DATASET EXCERPT:

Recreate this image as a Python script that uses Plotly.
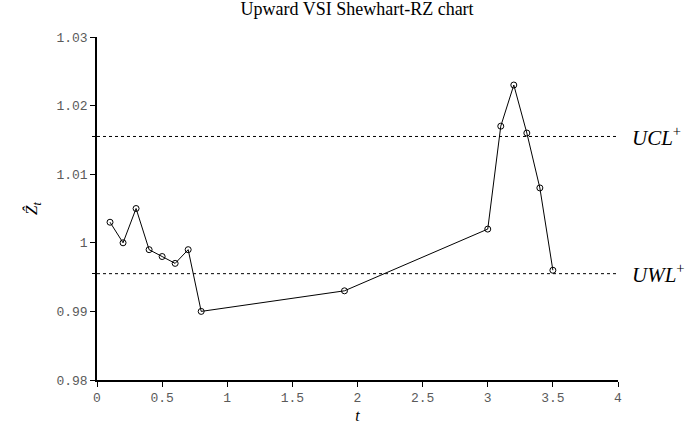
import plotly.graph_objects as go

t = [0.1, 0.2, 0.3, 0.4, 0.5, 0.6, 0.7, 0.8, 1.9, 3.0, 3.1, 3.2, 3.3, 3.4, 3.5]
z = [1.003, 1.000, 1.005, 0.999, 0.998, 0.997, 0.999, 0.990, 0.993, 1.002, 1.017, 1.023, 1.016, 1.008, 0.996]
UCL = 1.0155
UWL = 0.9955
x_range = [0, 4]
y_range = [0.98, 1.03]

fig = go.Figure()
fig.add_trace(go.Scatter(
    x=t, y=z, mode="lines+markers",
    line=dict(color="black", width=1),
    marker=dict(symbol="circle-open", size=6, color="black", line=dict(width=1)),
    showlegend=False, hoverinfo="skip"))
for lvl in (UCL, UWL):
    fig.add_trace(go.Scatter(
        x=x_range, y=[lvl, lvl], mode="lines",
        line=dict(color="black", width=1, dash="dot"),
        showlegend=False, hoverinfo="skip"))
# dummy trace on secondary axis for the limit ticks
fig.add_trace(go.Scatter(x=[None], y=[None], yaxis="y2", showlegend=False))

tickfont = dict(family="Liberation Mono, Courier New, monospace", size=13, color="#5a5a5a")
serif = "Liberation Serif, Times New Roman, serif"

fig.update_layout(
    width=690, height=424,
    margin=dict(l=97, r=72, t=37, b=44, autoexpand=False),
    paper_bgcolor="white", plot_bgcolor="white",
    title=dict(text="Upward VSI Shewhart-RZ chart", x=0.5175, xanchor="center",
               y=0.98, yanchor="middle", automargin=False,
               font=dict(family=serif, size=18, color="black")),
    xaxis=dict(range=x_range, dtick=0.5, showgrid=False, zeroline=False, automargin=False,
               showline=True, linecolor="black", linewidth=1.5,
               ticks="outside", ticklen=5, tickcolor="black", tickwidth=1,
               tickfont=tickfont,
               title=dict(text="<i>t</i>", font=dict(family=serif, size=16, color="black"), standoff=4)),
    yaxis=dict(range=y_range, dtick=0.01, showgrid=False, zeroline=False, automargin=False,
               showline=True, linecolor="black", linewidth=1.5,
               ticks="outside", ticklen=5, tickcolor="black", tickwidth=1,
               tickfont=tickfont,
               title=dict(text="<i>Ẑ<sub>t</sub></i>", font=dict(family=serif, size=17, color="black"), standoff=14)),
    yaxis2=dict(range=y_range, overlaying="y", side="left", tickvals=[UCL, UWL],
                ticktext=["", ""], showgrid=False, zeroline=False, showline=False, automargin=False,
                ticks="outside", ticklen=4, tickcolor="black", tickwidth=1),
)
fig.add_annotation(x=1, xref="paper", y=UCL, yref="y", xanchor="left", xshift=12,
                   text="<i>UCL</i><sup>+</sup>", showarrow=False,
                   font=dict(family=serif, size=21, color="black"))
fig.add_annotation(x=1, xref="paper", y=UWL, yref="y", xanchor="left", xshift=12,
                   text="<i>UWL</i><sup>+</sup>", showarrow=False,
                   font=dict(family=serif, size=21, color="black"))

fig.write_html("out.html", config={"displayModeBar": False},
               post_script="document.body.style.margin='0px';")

INSTRUCTIONS FOR THE TASK: Omit every picture, then reproduce the rest of the listing exactly.

RESPONSE FOR THIS EXERCISE:
Recreate this image as a Python script that uses Plotly.
import plotly.graph_objects as go

t = [0.1, 0.2, 0.3, 0.4, 0.5, 0.6, 0.7, 0.8, 1.9, 3.0, 3.1, 3.2, 3.3, 3.4, 3.5]
z = [1.003, 1.000, 1.005, 0.999, 0.998, 0.997, 0.999, 0.990, 0.993, 1.002, 1.017, 1.023, 1.016, 1.008, 0.996]
UCL = 1.0155
UWL = 0.9955
x_range = [0, 4]
y_range = [0.98, 1.03]

fig = go.Figure()
fig.add_trace(go.Scatter(
    x=t, y=z, mode="lines+markers",
    line=dict(color="black", width=1),
    marker=dict(symbol="circle-open", size=6, color="black", line=dict(width=1)),
    showlegend=False, hoverinfo="skip"))
for lvl in (UCL, UWL):
    fig.add_trace(go.Scatter(
        x=x_range, y=[lvl, lvl], mode="lines",
        line=dict(color="black", width=1, dash="dot"),
        showlegend=False, hoverinfo="skip"))
# dummy trace on secondary axis for the limit ticks
fig.add_trace(go.Scatter(x=[None], y=[None], yaxis="y2", showlegend=False))

tickfont = dict(family="Liberation Mono, Courier New, monospace", size=13, color="#5a5a5a")
serif = "Liberation Serif, Times New Roman, serif"

fig.update_layout(
    width=690, height=424,
    margin=dict(l=97, r=72, t=37, b=44, autoexpand=False),
    paper_bgcolor="white", plot_bgcolor="white",
    title=dict(text="Upward VSI Shewhart-RZ chart", x=0.5175, xanchor="center",
               y=0.98, yanchor="middle", automargin=False,
               font=dict(family=serif, size=18, color="black")),
    xaxis=dict(range=x_range, dtick=0.5, showgrid=False, zeroline=False, automargin=False,
               showline=True, linecolor="black", linewidth=1.5,
               ticks="outside", ticklen=5, tickcolor="black", tickwidth=1,
               tickfont=tickfont,
               title=dict(text="<i>t</i>", font=dict(family=serif, size=16, color="black"), standoff=4)),
    yaxis=dict(range=y_range, dtick=0.01, showgrid=False, zeroline=False, automargin=False,
               showline=True, linecolor="black", linewidth=1.5,
               ticks="outside", ticklen=5, tickcolor="black", tickwidth=1,
               tickfont=tickfont,
               title=dict(text="<i>Ẑ<sub>t</sub></i>", font=dict(family=serif, size=17, color="black"), standoff=14)),
    yaxis2=dict(range=y_range, overlaying="y", side="left", tickvals=[UCL, UWL],
                ticktext=["", ""], showgrid=False, zeroline=False, showline=False, automargin=False,
                ticks="outside", ticklen=4, tickcolor="black", tickwidth=1),
)
fig.add_annotation(x=1, xref="paper", y=UCL, yref="y", xanchor="left", xshift=12,
                   text="<i>UCL</i><sup>+</sup>", showarrow=False,
                   font=dict(family=serif, size=21, color="black"))
fig.add_annotation(x=1, xref="paper", y=UWL, yref="y", xanchor="left", xshift=12,
                   text="<i>UWL</i><sup>+</sup>", showarrow=False,
                   font=dict(family=serif, size=21, color="black"))

fig.write_html("out.html", config={"displayModeBar": False},
               post_script="document.body.style.margin='0px';")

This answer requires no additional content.